DATA FOR THE TASK:
---*---
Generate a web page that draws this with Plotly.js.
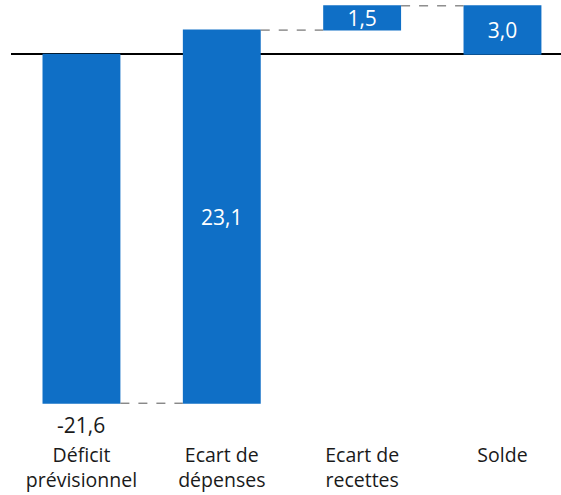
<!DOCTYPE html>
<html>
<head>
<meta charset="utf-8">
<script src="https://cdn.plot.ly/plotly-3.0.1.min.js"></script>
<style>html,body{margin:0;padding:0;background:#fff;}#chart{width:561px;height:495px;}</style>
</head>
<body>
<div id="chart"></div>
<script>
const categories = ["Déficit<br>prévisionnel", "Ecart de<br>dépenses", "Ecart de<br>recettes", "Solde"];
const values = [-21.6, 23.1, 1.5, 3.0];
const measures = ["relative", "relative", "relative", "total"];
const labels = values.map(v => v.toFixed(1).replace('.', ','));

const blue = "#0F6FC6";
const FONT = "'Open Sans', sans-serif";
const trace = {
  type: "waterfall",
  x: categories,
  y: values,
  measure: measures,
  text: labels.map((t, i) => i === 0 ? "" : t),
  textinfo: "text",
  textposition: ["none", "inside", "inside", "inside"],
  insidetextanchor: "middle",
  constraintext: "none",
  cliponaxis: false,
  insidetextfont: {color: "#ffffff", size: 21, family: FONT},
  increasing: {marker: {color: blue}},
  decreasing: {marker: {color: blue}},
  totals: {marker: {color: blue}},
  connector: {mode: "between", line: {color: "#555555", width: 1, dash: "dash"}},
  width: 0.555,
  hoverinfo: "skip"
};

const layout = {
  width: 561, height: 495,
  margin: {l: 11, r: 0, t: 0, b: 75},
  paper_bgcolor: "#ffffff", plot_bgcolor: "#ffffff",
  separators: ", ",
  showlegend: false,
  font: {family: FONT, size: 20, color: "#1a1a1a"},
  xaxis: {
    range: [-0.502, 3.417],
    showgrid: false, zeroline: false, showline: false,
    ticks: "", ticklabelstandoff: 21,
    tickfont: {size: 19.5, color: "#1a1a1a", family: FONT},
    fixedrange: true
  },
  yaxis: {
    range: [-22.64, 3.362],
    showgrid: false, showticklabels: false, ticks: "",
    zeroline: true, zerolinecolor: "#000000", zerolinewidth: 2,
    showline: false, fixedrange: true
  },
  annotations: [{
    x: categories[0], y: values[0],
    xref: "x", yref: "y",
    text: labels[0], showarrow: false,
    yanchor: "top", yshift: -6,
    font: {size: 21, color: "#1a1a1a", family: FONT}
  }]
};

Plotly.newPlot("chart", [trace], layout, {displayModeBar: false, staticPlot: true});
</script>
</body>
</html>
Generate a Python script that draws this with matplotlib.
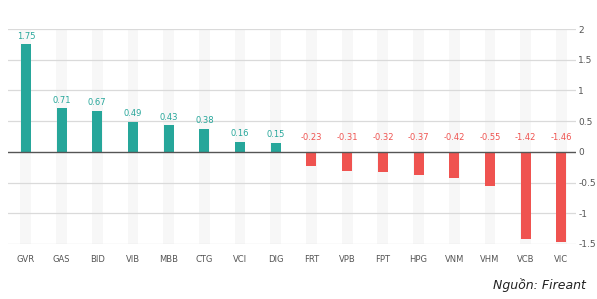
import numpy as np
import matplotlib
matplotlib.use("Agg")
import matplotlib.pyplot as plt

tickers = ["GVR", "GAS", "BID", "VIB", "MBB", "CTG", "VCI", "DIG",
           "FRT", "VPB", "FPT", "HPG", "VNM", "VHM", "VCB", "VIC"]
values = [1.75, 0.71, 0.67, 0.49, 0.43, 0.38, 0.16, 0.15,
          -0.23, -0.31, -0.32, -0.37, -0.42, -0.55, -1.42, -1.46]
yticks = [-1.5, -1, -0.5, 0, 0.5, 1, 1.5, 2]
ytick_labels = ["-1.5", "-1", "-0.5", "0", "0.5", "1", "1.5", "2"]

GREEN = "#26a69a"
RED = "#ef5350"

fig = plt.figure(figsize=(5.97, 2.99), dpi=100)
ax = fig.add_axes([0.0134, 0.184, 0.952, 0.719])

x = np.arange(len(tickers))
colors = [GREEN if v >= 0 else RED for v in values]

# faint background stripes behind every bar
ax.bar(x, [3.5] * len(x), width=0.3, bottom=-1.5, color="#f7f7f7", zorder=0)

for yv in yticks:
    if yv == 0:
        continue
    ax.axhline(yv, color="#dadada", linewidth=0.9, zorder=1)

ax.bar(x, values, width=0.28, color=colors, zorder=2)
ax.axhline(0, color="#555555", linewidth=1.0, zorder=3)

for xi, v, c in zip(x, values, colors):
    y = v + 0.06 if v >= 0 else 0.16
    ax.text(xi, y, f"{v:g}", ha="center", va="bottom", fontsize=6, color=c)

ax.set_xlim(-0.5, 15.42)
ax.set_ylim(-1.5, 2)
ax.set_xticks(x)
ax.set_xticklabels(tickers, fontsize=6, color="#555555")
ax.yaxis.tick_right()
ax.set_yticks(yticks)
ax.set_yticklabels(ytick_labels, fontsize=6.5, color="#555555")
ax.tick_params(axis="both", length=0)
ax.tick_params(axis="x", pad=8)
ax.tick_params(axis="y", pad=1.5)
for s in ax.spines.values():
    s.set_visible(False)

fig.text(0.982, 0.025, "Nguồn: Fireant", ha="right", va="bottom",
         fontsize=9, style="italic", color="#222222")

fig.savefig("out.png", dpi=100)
---*---
WRITTEN PROBLEM: Leave out any pictures and return exactly the lines from the beginning of the data through the line with "const labels = values.map(v", inclusive.

ANSWER TO THE EXERCISE:
Generate a web page that draws this with Plotly.js.
<!DOCTYPE html>
<html>
<head>
<meta charset="utf-8">
<script src="https://cdn.plot.ly/plotly-3.0.1.min.js"></script>
<style>html,body{margin:0;padding:0;background:#fff;}#chart{width:561px;height:495px;}</style>
</head>
<body>
<div id="chart"></div>
<script>
const categories = ["Déficit<br>prévisionnel", "Ecart de<br>dépenses", "Ecart de<br>recettes", "Solde"];
const values = [-21.6, 23.1, 1.5, 3.0];
const measures = ["relative", "relative", "relative", "total"];
const labels = values.map(v => v.toFixed(1).replace('.', ','));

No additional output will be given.